Dow could have just stuck with his transportation index — railroad stocks then were the equivalent of tech stocks today. They attracted a ton of speculative inflows while rapidly transforming the economy and fostering new businesses (such as a mail-order business that would be pioneered by Sears & Roebuck). But he opted to create a more representative index for the purposes of diversification. It's easy to forget that nowadays.

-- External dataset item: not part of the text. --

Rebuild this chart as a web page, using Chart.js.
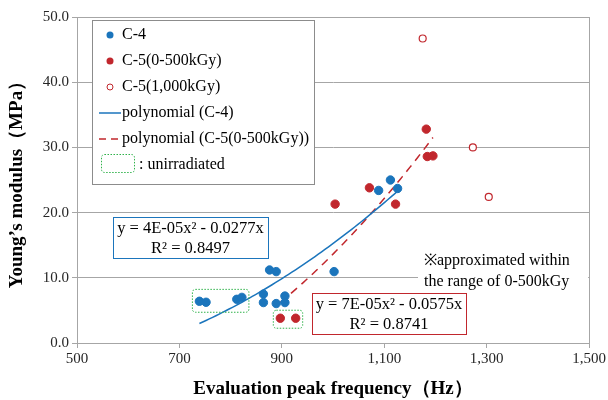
<!DOCTYPE html>
<html>
<head>
<meta charset="utf-8">
<script src="https://cdn.jsdelivr.net/npm/chart.js@4.4.0/dist/chart.umd.min.js"></script>
<style>
html, body { margin: 0; padding: 0; background: #fff; }
</style>
</head>
<body>
<canvas id="myChart" width="608" height="400"></canvas>
<script>
// C-4
const c4Freq    = [739, 752, 812, 822, 864, 864, 889, 906, 906, 876, 889, 1002, 1089, 1112, 1126];
const c4Modulus = [6.4, 6.25, 6.7, 7.0, 7.5, 6.2, 6.05, 7.2, 6.2, 11.2, 10.95, 10.95, 23.4, 25.0, 23.7];
// C-5 (0-500kGy)
const c5Freq    = [897, 927, 1004, 1071, 1122, 1182, 1184, 1195];
const c5Modulus = [3.8, 3.8, 21.3, 23.8, 21.3, 32.8, 28.6, 28.7];
// C-5 (1,000kGy)
const c5hFreq    = [1175, 1273, 1304];
const c5hModulus = [46.7, 30.0, 22.4];
// unirradiated samples (indices)
const c4Unirr = [0, 1, 2, 3];
const c5Unirr = [0, 1];

const xTicks = [500, 700, 900, 1100, 1300, 1500];
const yTicks = [0, 10, 20, 30, 40, 50];

const BLUE = '#1b75bc';
const RED = '#c1272d';
const GREEN = '#2fb24a';
const GRID = '#a6a6a6';
const FONT = '"Liberation Serif", "Times New Roman", serif';

function toPoints(xs, ys) {
    return xs.map((x, i) => ({x: x, y: ys[i]}));
}

// least squares y = a*x^2 + b*x (no intercept, like the Excel trendline)
function fitQuad(xs, ys) {
    let s4 = 0, s3 = 0, s2 = 0, s2y = 0, s1y = 0;
    xs.forEach((x, i) => {
        s4 += x ** 4; s3 += x ** 3; s2 += x ** 2;
        s2y += x * x * ys[i]; s1y += x * ys[i];
    });
    const det = s4 * s2 - s3 * s3;
    const a = (s2y * s2 - s3 * s1y) / det;
    const b = (s4 * s1y - s3 * s2y) / det;
    const lo = Math.min(...xs), hi = Math.max(...xs);
    const pts = [];
    for (let i = 0; i <= 60; i++) {
        const x = lo + (hi - lo) * i / 60;
        pts.push({x: x, y: a * x * x + b * x});
    }
    return pts;
}

function textBox(ctx, lines, x1, y1, x2, y2, border) {
    ctx.save();
    ctx.fillStyle = '#fff';
    ctx.fillRect(x1, y1, x2 - x1, y2 - y1);
    ctx.strokeStyle = border;
    ctx.lineWidth = 1;
    ctx.strokeRect(x1 + 0.5, y1 + 0.5, x2 - x1, y2 - y1);
    ctx.fillStyle = '#000';
    ctx.font = '16.5px ' + FONT;
    ctx.textAlign = 'center';
    ctx.textBaseline = 'middle';
    const cx = (x1 + x2) / 2, h = (y2 - y1) / lines.length;
    lines.forEach((t, i) => ctx.fillText(t, cx, y1 + h * (i + 0.5) + 1));
    ctx.restore();
}

function greenBox(ctx, chart, xs, ys, idx) {
    const sx = chart.scales.x, sy = chart.scales.y;
    const px = idx.map(i => sx.getPixelForValue(xs[i]));
    const py = idx.map(i => sy.getPixelForValue(ys[i]));
    const x1 = Math.min(...px) - 7, x2 = Math.max(...px) + 7;
    const y1 = Math.min(...py) - 8, y2 = Math.max(...py) + 10;
    ctx.save();
    ctx.strokeStyle = GREEN;
    ctx.lineWidth = 1;
    ctx.setLineDash([1.5, 1.5]);
    ctx.beginPath();
    ctx.roundRect(x1, y1, x2 - x1, y2 - y1, 3);
    ctx.stroke();
    ctx.restore();
}

const extras = {
    id: 'extras',
    beforeDatasetsDraw(chart) {
        const ctx = chart.ctx, a = chart.chartArea;
        // frame
        ctx.save();
        ctx.strokeStyle = GRID;
        ctx.lineWidth = 1;
        ctx.strokeRect(Math.round(a.left) + 0.5, Math.round(a.top) + 0.5,
            Math.round(a.right - a.left), Math.round(a.bottom - a.top));
        // note with white background
        ctx.fillStyle = '#fff';
        ctx.fillRect(418, 249, a.right - 419, 44);
        ctx.fillStyle = '#000';
        ctx.font = '16px ' + FONT;
        ctx.textBaseline = 'middle';
        ctx.fillText('\u203Bapproximated within', 424, 261);
        ctx.fillText('the range of 0-500kGy', 424, 282);
        ctx.restore();
    },
    afterDatasetsDraw(chart) {
        const ctx = chart.ctx;
        greenBox(ctx, chart, c4Freq, c4Modulus, c4Unirr);
        greenBox(ctx, chart, c5Freq, c5Modulus, c5Unirr);
        textBox(ctx, ['y = 4E-05x\u00B2 - 0.0277x', 'R\u00B2 = 0.8497'], 113, 217, 268, 258, BLUE);
        textBox(ctx, ['y = 7E-05x\u00B2 - 0.0575x', 'R\u00B2 = 0.8741'], 312, 293, 466, 334, RED);

        // legend
        ctx.save();
        ctx.fillStyle = '#fff';
        ctx.fillRect(92, 20, 222, 164);
        ctx.strokeStyle = '#8c8c8c';
        ctx.lineWidth = 1;
        ctx.strokeRect(92.5, 20.5, 222, 164);
        ctx.font = '16px ' + FONT;
        ctx.textBaseline = 'middle';
        ctx.fillStyle = '#000';
        const rows = ['C-4', 'C-5(0-500kGy)', 'C-5(1,000kGy)', 'polynomial (C-4)', 'polynomial (C-5(0-500kGy))'];
        rows.forEach((t, i) => ctx.fillText(t, 122, 35 + i * 26));
        ctx.fillText(': unirradiated', 139, 165);
        ctx.beginPath(); ctx.arc(110, 35, 3.5, 0, Math.PI * 2); ctx.fillStyle = BLUE; ctx.fill();
        ctx.beginPath(); ctx.arc(110, 61, 3.5, 0, Math.PI * 2); ctx.fillStyle = RED; ctx.fill();
        ctx.beginPath(); ctx.arc(110, 87, 3, 0, Math.PI * 2); ctx.strokeStyle = RED; ctx.stroke();
        ctx.lineWidth = 1.5;
        ctx.strokeStyle = BLUE;
        ctx.beginPath(); ctx.moveTo(99, 113); ctx.lineTo(121, 113); ctx.stroke();
        ctx.strokeStyle = RED;
        ctx.setLineDash([7, 5]);
        ctx.beginPath(); ctx.moveTo(99, 139); ctx.lineTo(121, 139); ctx.stroke();
        ctx.setLineDash([1.5, 1.5]);
        ctx.lineWidth = 1;
        ctx.strokeStyle = GREEN;
        ctx.beginPath(); ctx.roundRect(101.5, 154.5, 33, 18, 3); ctx.stroke();
        ctx.restore();
    }
};

const myChartRef = document.getElementById('myChart').getContext('2d');

new Chart(myChartRef, {
    type: 'scatter',
    data: {
        datasets: [{
            label: 'C-4',
            data: toPoints(c4Freq, c4Modulus),
            backgroundColor: BLUE,
            borderColor: BLUE,
            pointRadius: 4.2
        }, {
            label: 'C-5(0-500kGy)',
            data: toPoints(c5Freq, c5Modulus),
            backgroundColor: RED,
            borderColor: RED,
            pointRadius: 4.2
        }, {
            label: 'C-5(1,000kGy)',
            data: toPoints(c5hFreq, c5hModulus),
            backgroundColor: '#fff',
            borderColor: RED,
            borderWidth: 1.2,
            pointRadius: 3.5
        }, {
            label: 'polynomial (C-4)',
            data: fitQuad(c4Freq, c4Modulus),
            showLine: true,
            pointRadius: 0,
            borderColor: BLUE,
            borderWidth: 1.5
        }, {
            label: 'polynomial (C-5(0-500kGy))',
            data: fitQuad(c5Freq, c5Modulus),
            showLine: true,
            pointRadius: 0,
            borderColor: RED,
            borderWidth: 1.5,
            borderDash: [8, 6]
        }]
    },
    options: {
        responsive: false,
        animation: false,
        layout: {padding: {top: 17, right: 17, left: 0, bottom: 0}},
        plugins: {legend: {display: false}, tooltip: {enabled: false}},
        scales: {
            x: {
                type: 'linear',
                min: 500,
                max: 1500,
                afterBuildTicks: s => { s.ticks = xTicks.map(v => ({value: v})); },
                afterFit: s => { s.height = 57; },
                ticks: {
                    color: '#262626',
                    font: {family: FONT, size: 15},
                    padding: 2,
                    maxRotation: 0,
                    callback: v => v.toLocaleString('en-US')
                },
                grid: {drawOnChartArea: false, drawTicks: true, tickLength: 5, color: GRID},
                border: {color: GRID},
                title: {
                    display: true,
                    text: 'Evaluation peak frequency\uFF08Hz\uFF09',
                    color: '#000',
                    font: {family: FONT, size: 19, weight: 'bold'},
                    padding: {top: 2, bottom: 0}
                }
            },
            y: {
                min: 0,
                max: 50,
                afterBuildTicks: s => { s.ticks = yTicks.map(v => ({value: v})); },
                afterFit: s => { s.width = 77; },
                ticks: {
                    color: '#262626',
                    font: {family: FONT, size: 15},
                    padding: 3,
                    callback: v => v.toFixed(1)
                },
                grid: {color: GRID, tickLength: 5},
                border: {color: GRID},
                title: {
                    display: true,
                    text: 'Young\u2019s modulus\uFF08MPa\uFF09',
                    color: '#000',
                    font: {family: FONT, size: 19, weight: 'bold'},
                    padding: {top: 6, bottom: 0}
                }
            }
        }
    },
    plugins: [extras]
});
</script>
</body>
</html>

Looking at the S&P 500 now, just five companies (Facebook, Apple, Amazon, Microsoft and Google) make up almost 20% of its market cap — up from about 9% just five years ago. A lesser-noticed development is that a number of companies whose fortunes are tied to the big tech stocks in one way or another have also jumped up the ranks — think Intel, Cisco, Adobe, Nvidia, and Paypal. If you throw in those companies, then a quarter of the index is now comprised of technology. You can make an argument that the preponderance of tech stocks in the S&P 500 is reflective of perfectly reasonably expectations about what the future of the economy might look like. But diversification it certainly is not.